Information shown:
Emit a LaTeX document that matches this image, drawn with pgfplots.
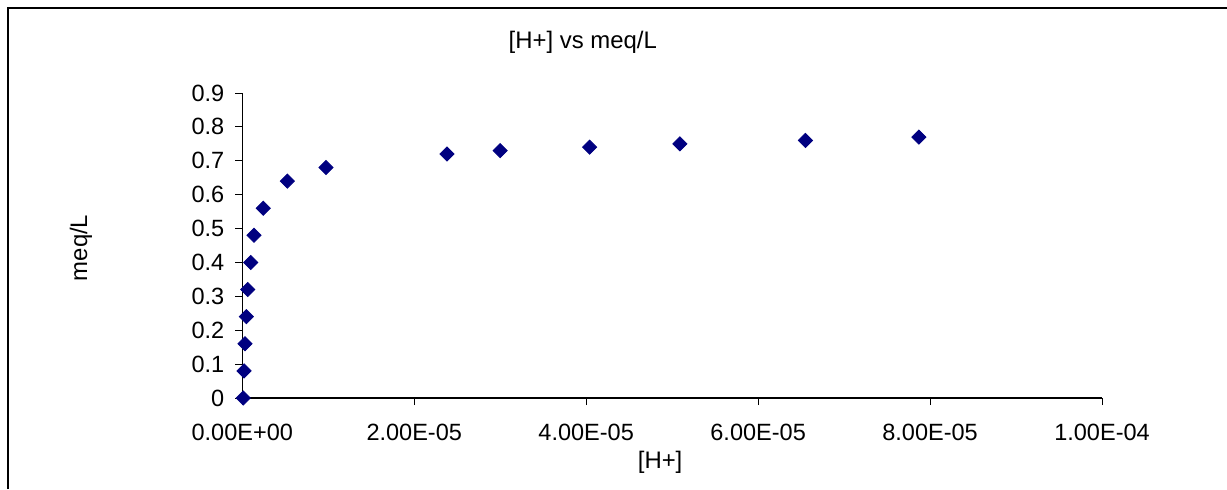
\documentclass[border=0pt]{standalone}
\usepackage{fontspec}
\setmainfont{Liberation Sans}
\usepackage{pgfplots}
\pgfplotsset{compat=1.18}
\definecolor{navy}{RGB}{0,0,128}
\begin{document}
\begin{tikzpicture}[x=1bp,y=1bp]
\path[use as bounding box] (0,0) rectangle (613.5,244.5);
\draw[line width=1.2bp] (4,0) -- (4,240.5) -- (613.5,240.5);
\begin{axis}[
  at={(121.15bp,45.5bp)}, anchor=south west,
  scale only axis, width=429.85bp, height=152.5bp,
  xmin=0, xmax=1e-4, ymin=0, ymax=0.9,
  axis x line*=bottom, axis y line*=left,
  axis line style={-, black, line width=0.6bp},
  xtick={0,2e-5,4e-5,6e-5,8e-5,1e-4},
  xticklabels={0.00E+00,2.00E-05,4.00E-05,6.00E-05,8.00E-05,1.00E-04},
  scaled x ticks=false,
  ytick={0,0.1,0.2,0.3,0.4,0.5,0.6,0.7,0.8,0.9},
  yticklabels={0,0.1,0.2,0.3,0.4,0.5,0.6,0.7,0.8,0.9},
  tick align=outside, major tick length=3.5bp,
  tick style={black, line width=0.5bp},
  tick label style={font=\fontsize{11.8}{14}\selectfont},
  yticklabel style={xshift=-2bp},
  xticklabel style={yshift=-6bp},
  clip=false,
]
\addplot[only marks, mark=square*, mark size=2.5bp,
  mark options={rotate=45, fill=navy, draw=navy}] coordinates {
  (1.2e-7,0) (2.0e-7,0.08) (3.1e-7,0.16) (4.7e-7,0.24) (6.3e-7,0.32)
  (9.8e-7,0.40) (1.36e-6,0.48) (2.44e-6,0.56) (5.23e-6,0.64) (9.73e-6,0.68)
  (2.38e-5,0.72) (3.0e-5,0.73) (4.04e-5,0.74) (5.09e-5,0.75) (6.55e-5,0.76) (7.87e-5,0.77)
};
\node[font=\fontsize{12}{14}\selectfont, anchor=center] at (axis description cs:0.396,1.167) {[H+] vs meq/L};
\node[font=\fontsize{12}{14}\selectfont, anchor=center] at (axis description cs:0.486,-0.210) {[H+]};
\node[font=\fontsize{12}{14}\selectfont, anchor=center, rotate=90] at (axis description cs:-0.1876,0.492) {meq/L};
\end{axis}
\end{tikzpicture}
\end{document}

Exercise: Do not include the images; transcribe the rest of the listing exactly.

Solution below:
Emit a LaTeX document that matches this image, drawn with pgfplots.
\documentclass[border=0pt]{standalone}
\usepackage{fontspec}
\setmainfont{Liberation Sans}
\usepackage{pgfplots}
\pgfplotsset{compat=1.18}
\definecolor{navy}{RGB}{0,0,128}
\begin{document}
\begin{tikzpicture}[x=1bp,y=1bp]
\path[use as bounding box] (0,0) rectangle (613.5,244.5);
\draw[line width=1.2bp] (4,0) -- (4,240.5) -- (613.5,240.5);
\begin{axis}[
  at={(121.15bp,45.5bp)}, anchor=south west,
  scale only axis, width=429.85bp, height=152.5bp,
  xmin=0, xmax=1e-4, ymin=0, ymax=0.9,
  axis x line*=bottom, axis y line*=left,
  axis line style={-, black, line width=0.6bp},
  xtick={0,2e-5,4e-5,6e-5,8e-5,1e-4},
  xticklabels={0.00E+00,2.00E-05,4.00E-05,6.00E-05,8.00E-05,1.00E-04},
  scaled x ticks=false,
  ytick={0,0.1,0.2,0.3,0.4,0.5,0.6,0.7,0.8,0.9},
  yticklabels={0,0.1,0.2,0.3,0.4,0.5,0.6,0.7,0.8,0.9},
  tick align=outside, major tick length=3.5bp,
  tick style={black, line width=0.5bp},
  tick label style={font=\fontsize{11.8}{14}\selectfont},
  yticklabel style={xshift=-2bp},
  xticklabel style={yshift=-6bp},
  clip=false,
]
\addplot[only marks, mark=square*, mark size=2.5bp,
  mark options={rotate=45, fill=navy, draw=navy}] coordinates {
  (1.2e-7,0) (2.0e-7,0.08) (3.1e-7,0.16) (4.7e-7,0.24) (6.3e-7,0.32)
  (9.8e-7,0.40) (1.36e-6,0.48) (2.44e-6,0.56) (5.23e-6,0.64) (9.73e-6,0.68)
  (2.38e-5,0.72) (3.0e-5,0.73) (4.04e-5,0.74) (5.09e-5,0.75) (6.55e-5,0.76) (7.87e-5,0.77)
};
\node[font=\fontsize{12}{14}\selectfont, anchor=center] at (axis description cs:0.396,1.167) {[H+] vs meq/L};
\node[font=\fontsize{12}{14}\selectfont, anchor=center] at (axis description cs:0.486,-0.210) {[H+]};
\node[font=\fontsize{12}{14}\selectfont, anchor=center, rotate=90] at (axis description cs:-0.1876,0.492) {meq/L};
\end{axis}
\end{tikzpicture}
\end{document}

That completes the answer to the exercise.